Tsylia Shapiro with her friends

Here you can see my wife Tsylia Shapiro, nee Potieskaya, with her friends. This was actually how I met my future wife - she came to our assocation’s photo shop to be photographed. This picture was taken in Korosten in 1946.

In fall 1946 I saw three pretty girls at my work. They all looked nice, but one of them was like my destiny walking to meet me. The girls went to have their photo taken at a photo shop of our association. When they left I asked our photographer to make an extra picture of the girls.

Korosten was a small town and soon I found out that the girl’s name was Tsylia Potievskaya and that she lived in Malin. She came to Korosten on a visit. On that very night I went to meet Tsylia. I had never met a prettier girl in my life. She left home and we corresponded for about two months. Then I went to Malin to meet her mother and propose to Tsylia.

We had a small party and left by freight train to Korosten on 1st January 1947. We had a civil wedding ceremony at the registry office in Korosten. When Tsylia and I arrived Fania was at the station to look at Tsylia. In due time Fania married her cousin brother and became friends with my wife.
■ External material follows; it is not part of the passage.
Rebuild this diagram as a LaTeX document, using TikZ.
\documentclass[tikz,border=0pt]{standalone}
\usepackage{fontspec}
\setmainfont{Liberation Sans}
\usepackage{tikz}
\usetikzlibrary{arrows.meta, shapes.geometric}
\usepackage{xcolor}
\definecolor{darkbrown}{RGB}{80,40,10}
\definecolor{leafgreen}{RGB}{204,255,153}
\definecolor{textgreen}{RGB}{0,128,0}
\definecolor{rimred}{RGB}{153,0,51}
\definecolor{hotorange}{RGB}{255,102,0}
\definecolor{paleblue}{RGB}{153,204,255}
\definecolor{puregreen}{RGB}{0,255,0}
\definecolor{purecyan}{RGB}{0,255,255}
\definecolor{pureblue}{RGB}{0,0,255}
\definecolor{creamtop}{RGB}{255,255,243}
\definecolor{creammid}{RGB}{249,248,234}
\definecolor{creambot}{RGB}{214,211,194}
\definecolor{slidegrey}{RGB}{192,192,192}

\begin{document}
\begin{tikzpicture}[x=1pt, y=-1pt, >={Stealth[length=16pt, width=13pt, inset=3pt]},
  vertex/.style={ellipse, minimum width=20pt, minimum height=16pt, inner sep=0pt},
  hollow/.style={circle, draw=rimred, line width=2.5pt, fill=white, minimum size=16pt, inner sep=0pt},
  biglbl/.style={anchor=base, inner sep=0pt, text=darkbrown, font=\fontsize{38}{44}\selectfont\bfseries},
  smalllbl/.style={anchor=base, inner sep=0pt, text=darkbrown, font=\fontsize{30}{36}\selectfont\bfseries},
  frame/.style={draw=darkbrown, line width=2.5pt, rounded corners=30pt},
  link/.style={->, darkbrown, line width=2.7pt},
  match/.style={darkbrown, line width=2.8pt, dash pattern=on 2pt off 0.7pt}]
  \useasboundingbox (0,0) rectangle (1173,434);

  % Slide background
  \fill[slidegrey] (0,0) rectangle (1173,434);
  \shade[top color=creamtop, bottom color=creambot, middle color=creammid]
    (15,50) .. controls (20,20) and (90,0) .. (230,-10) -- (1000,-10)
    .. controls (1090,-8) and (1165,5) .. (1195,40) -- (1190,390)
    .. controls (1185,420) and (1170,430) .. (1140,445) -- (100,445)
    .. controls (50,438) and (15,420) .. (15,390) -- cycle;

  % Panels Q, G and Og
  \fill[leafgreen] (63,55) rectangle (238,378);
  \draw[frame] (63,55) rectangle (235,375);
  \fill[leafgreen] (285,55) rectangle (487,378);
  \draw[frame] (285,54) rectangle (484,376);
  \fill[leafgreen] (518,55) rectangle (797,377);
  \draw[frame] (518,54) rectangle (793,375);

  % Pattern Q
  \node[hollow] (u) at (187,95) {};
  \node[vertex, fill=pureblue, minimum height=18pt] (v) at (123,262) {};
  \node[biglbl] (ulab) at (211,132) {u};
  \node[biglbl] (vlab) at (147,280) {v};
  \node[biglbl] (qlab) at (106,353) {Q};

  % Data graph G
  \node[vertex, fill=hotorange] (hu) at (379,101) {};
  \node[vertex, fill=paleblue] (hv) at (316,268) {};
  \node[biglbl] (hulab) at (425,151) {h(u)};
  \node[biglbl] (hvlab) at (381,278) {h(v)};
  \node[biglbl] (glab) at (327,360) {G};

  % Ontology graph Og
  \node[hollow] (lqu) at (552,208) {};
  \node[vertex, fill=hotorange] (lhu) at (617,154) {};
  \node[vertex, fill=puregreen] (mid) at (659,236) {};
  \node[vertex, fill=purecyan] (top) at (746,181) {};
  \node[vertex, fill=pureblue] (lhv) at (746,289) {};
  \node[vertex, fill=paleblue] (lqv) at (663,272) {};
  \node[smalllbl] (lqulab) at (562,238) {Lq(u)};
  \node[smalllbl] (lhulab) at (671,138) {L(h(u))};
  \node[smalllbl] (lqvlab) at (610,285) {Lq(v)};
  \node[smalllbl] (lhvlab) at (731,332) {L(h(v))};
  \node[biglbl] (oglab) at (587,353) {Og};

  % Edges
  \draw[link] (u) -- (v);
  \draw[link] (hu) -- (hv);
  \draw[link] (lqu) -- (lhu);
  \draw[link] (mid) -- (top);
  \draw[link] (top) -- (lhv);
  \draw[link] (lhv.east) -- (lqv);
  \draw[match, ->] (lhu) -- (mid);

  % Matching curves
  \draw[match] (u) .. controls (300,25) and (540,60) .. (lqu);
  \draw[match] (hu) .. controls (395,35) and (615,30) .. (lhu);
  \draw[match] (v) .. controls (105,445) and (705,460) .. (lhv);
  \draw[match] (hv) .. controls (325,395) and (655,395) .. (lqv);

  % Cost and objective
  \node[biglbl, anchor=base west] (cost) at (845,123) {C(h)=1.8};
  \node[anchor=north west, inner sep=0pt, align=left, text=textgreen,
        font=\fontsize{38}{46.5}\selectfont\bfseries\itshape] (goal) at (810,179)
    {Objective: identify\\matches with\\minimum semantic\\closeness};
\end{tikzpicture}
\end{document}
Tsylia was born in Malin, Zhytomir region, in 1924. Her father worked at a furniture factory. He died in 1936. During the war Tsylia and her mother were in evacuation in Yangiyul, near Tashkent, Uzbekistan. Tsylia’s brother was at the front.
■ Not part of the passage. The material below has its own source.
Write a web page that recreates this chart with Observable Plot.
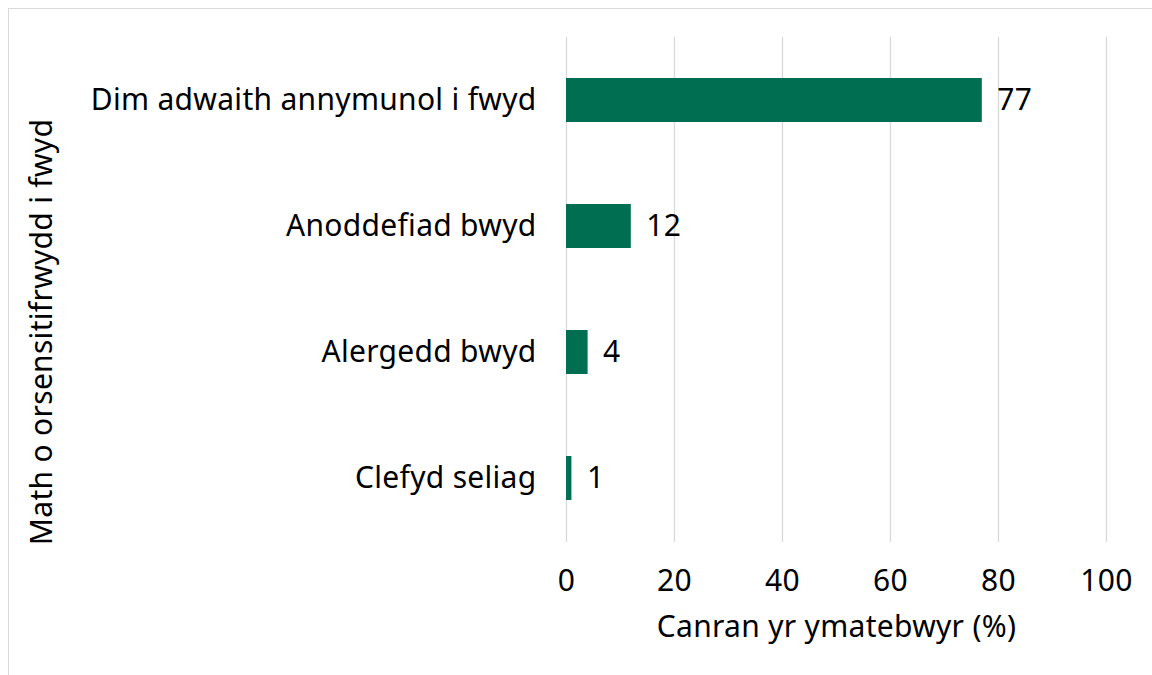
<!DOCTYPE html>
<html><head><meta charset="utf-8">
<script src="https://cdn.jsdelivr.net/npm/d3@7"></script>
<script src="https://cdn.jsdelivr.net/npm/@observablehq/plot@0.6"></script>
<style>
html,body{margin:0;padding:0;background:#fff;overflow:hidden;width:1152px;height:675px;}
#frame{position:absolute;left:8px;top:8px;width:1300px;height:800px;border-left:1px solid #d9d9d9;border-top:1px solid #d9d9d9;}
#chart{position:absolute;left:0;top:0;}
#chart svg text{letter-spacing:0.3px;}
</style></head>
<body><div id="frame"></div><div id="chart"></div>
<script>
const categories = ["Dim adwaith annymunol i fwyd", "Anoddefiad bwyd", "Alergedd bwyd", "Clefyd seliag"];
const values = [77, 12, 4, 1];
const xTicks = [0, 20, 40, 60, 80, 100];
const xTitle = "Canran yr ymatebwyr (%)";
const yTitle = "Math o orsensitifrwydd i fwyd";

const data = categories.map((c, i) => ({category: c, value: values[i]}));
const font = "'Noto Sans', sans-serif";
const fs = 30;
const chart = Plot.plot({
  width: 1152, height: 675,
  marginLeft: 566, marginRight: 46, marginTop: 37, marginBottom: 133,
  style: {fontFamily: font, fontSize: fs + "px", color: "#000", background: "transparent"},
  x: {domain: [0, 100], ticks: xTicks},
  y: {domain: categories, paddingInner: 0.65, paddingOuter: 0.325},
  marks: [
    Plot.gridX(xTicks, {stroke: "#d9d9d9", strokeOpacity: 1, strokeWidth: 1.3}),
    Plot.barX(data, {y: "category", x: "value", fill: "#006f51"}),
    Plot.text(data, {y: "category", x: "value", text: d => String(d.value), textAnchor: "start", dx: 15, fontSize: fs, fill: "#000"}),
    Plot.axisX({ticks: xTicks, tickSize: 0, tickPadding: 27, fontSize: fs, label: null}),
    Plot.axisY({tickSize: 0, tickPadding: 30, fontSize: fs, label: null}),
    Plot.text([xTitle], {frameAnchor: "bottom", dy: 94, fontSize: fs, fill: "#000"}),
    Plot.text([yTitle], {frameAnchor: "left", textAnchor: "middle", dx: -524, dy: 42, rotate: -90, fontSize: fs, fill: "#000"})
  ]
});
document.getElementById("chart").appendChild(chart);
</script></body></html>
Tsylia’s father wasn’t religious while her mother observed all Jewish traditions and raised Tsylia religious. Although Tsylia was a Komsomol member it didn’t interfere with her strive to observe Jewish traditions and celebrate holidays. She fasted at Yom Kippur. Tsylia didn’t complete her secondary education due to the war. After the war she worked as accountant assistant and then as an accountant at the post office.

In Korosten we had a wedding party where we invited my friends. My mother wished we had a traditional Jewish wedding, but since I was a manager and religiosity was persecuted by the Soviet authorities we couldn’t have it. If my management found out that we had a religious wedding I would have had problems at work and with my party authorities. I could have been expelled or reprimanded. Actually I was an atheist.